The Discovery: A Mismatch in the Kitchen

The authors found a surprising problem.

  1. The Light/Electricity Side (Gauge Theory): When they looked at the rules for the light dish, they found a massive, infinite library of possible moves. It's like having a kitchen where you can change the temperature, the stirring speed, and the ingredients in an infinite number of ways, and the dish still looks the same. It's a huge, chaotic algebra of possibilities.
  2. The Gravity Side (Schwarzschild Black Hole): When they looked at the gravity dish (a black hole), they expected a similar huge library. Instead, they found a tiny library. A black hole is very rigid; it only allows a few specific moves (like rotating it or shifting time) without breaking its shape.

The Problem: The Double Copy recipe seemed to promise that the huge library of the light side would map perfectly to the gravity side. But the gravity side only had a tiny library. Where did the rest of the moves go? Did the recipe fail?

The Twist: The "Ghost" Moves

The authors dug deeper into the math and found the answer. The gravity side did seem to have a huge library of moves at first glance. It looked like there were infinite ways to wiggle the black hole's shape while keeping its "Kerr-Schild" structure (a specific mathematical way of describing the black hole).

However, most of these "infinite moves" were fake.

Think of it like this: Imagine you are painting a picture of a black hole.

  • Real Symmetries: You can rotate the canvas, and the picture is still the same black hole.
  • Fake Symmetries (The CKVs): You can also paint a layer of invisible, transparent varnish over the whole picture. To the naked eye, the picture looks exactly the same. But technically, you changed the surface.

The authors found that the "infinite library" of extra moves on the gravity side was just a bunch of invisible varnish layers. They were mathematical artifacts created by the specific way they chose to write down the equations (the "Kerr-Schild ansatz"). They weren't real physical changes; they were just redundancies.

The Solution: The "Ghost" Filter (BRST Cohomology)

To prove this, the authors used a tool called BRST Cohomology.

The Analogy: Imagine you have a bag of marbles. Some are real, heavy gold marbles (physical symmetries). Some are hollow plastic marbles painted to look like gold (fake symmetries).

  • The "Kerr-Schild" method puts all the marbles in the bag.
  • The "BRST" method is a special magnet.
  • When you run the magnet over the bag, the hollow plastic marbles (the fake symmetries) get sucked out and disappear because they have no "weight" (they are mathematically trivial).
  • The real gold marbles (the physical symmetries) stay behind.

The authors built a special "Weyl-compensated" filter (a mathematical gadget) that acted like this magnet. When they applied it:

  1. The infinite, chaotic library of fake moves vanished completely.
  2. Only the small, finite library of real moves remained.

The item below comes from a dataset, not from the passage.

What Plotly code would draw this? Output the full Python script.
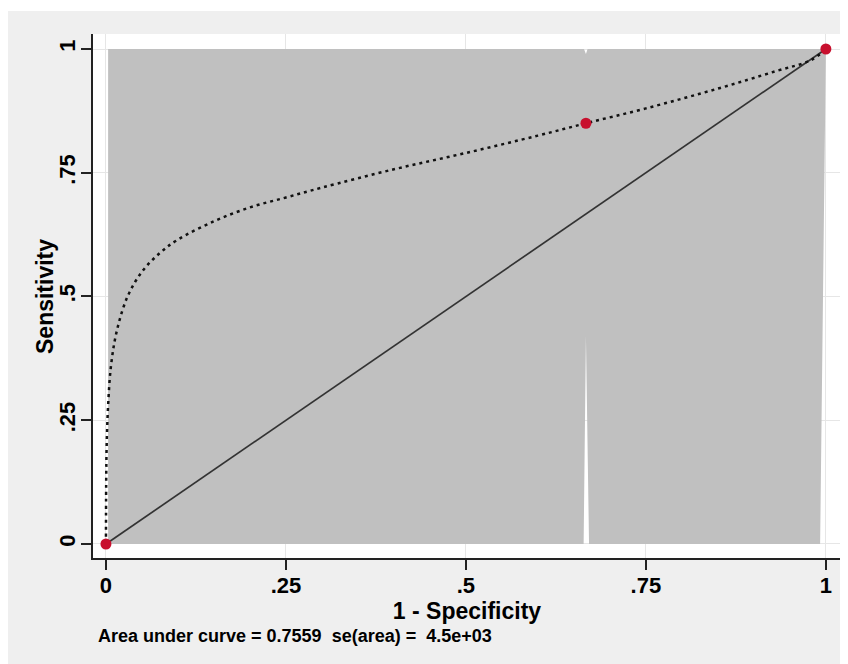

The Conclusion: What Does This Mean?

The paper concludes that the Double Copy does not map the raw mathematical rules of light to the raw mathematical rules of gravity.

  • At the surface level: The rules look totally different. Light has infinite wiggle room; Gravity (in this specific form) looks like it has infinite wiggle room too, but it's a "fake" wiggle room.
  • At the deep, physical level: Once you filter out the "fake" wiggle room (the redundancies), the Double Copy works perfectly. The remaining physical symmetries match up exactly.

In simple terms:
The Double Copy is like a translator. If you translate a sentence word-for-word (raw algebra), the grammar might look weird and broken. But if you translate the meaning (physical symmetry) by ignoring the filler words and grammar errors (the fake symmetries), the message is perfect.

The authors showed that the "extra" symmetries appearing in the gravity equations are just mathematical noise caused by the way we write the equations, not real physical features of the universe. Once you clean up the noise, the Double Copy holds true.